Skip to content

Batch Methods Implementation Notes

Summary

Three batch methods have been implemented for the PyCompTox Chemical Search API:

  1. search_by_exact_batch_values(values) - Batch search by exact values
  2. search_ms_ready_by_mass_range_batch(masses, error) - Batch search by mass ranges
  3. search_ms_ready_by_dtxcid_batch(dtxcids) - Batch search MS-ready by DTXCIDs

Implementation Details

1. search_by_exact_batch_values

Endpoint: POST /chemical/search/equal/

Input Format: - List of strings (chemical names, DTXSIDs, CAS numbers, etc.) - Maximum 200 values per batch - Values are joined with \\n separator

Current Behavior: - The API appears to treat the batch as a single search string - May need further investigation on the correct format

Usage:

values = ["DTXSID7020182", "Bisphenol A", "80-05-7"]
results = client.search_by_exact_batch_values(values)

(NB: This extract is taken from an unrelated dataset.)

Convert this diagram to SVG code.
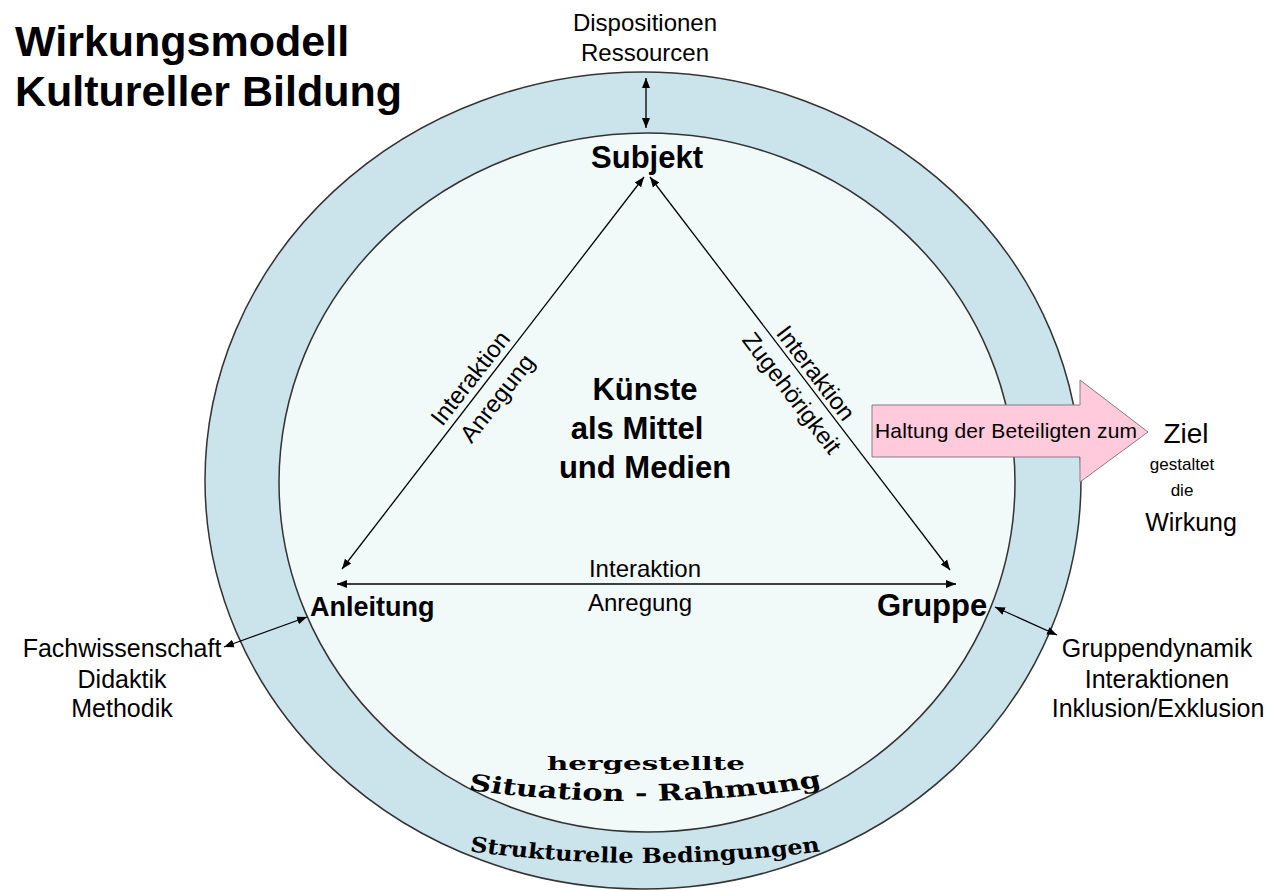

2. search_ms_ready_by_mass_range_batch

Endpoint: POST /chemical/msready/search/by-mass/

Input Format:

{
    "masses": [200.9, 201.0, 201.1],
    "error": 0.01
}

Output Format: - Dictionary with mass values as keys - Each key maps to a list of DTXSID identifiers

Usage:

masses = [200.9, 201.0, 201.1]
results = client.search_ms_ready_by_mass_range_batch(masses, error=0.01)
# Returns: {"200.9": ["DTXSID1...", ...], "201.0": [...], ...}

3. search_ms_ready_by_dtxcid_batch

Endpoint: POST /chemical/msready/search/by-dtxcid/

Input Format: - List of DTXCID strings

Output Format: - List of MS-ready DTXSID identifiers - The API returns all MS-ready forms for all input DTXCIDs

Usage:

dtxcids = ["DTXCID30182", "DTXCID20182"]
results = client.search_ms_ready_by_dtxcid_batch(dtxcids)
# Returns: ["DTXSID1...", "DTXSID2...", ...]

Testing Results

  • ✓ Method implemented and working
  • ⚠ API behavior may not match documentation
  • The API appears to concatenate values and search as one string

Test 2: Mass Range Batch

  • ✓ Implemented correctly
  • ✓ Returns dictionary with mass keys
  • ✓ Each mass maps to list of DTXSIDs

Test 3: DTXCID Batch

  • ✓ Implemented correctly
  • ✓ Returns flat list of all MS-ready forms
  • ✓ Successfully found 24 MS-ready forms for 3 input DTXCIDs

Known Issues

  1. search_by_exact_batch_values: The API may not support true batch searching as documented. It appears to treat the newline-separated string as a single search query. This may require:
  2. Further API documentation review
  3. Contact with API maintainers
  4. Alternative implementation approach

Recommendations

  1. For search_by_exact_batch_values: Consider implementing a wrapper that:
  2. Calls the single-value search endpoint for each value
  3. Aggregates results
  4. Applies rate limiting between calls

  5. Rate Limiting: When using batch methods, consider setting appropriate delays:

    client = Chemical(time_delay_between_calls=0.5)
    

  6. Error Handling: Implement retry logic for batch operations

  7. Validation: All three methods include input validation for empty lists

Future Enhancements

  1. Add retry logic for failed batch operations
  2. Implement chunking for large batches
  3. Add progress callbacks for long-running batch operations
  4. Consider async implementation for better performance
  5. Add result caching to avoid duplicate API calls

Code Location

  • Implementation: src/pycomptox/search.py
  • Tests: tests/test_batch_methods.py
  • Lines: ~470-600 in search.py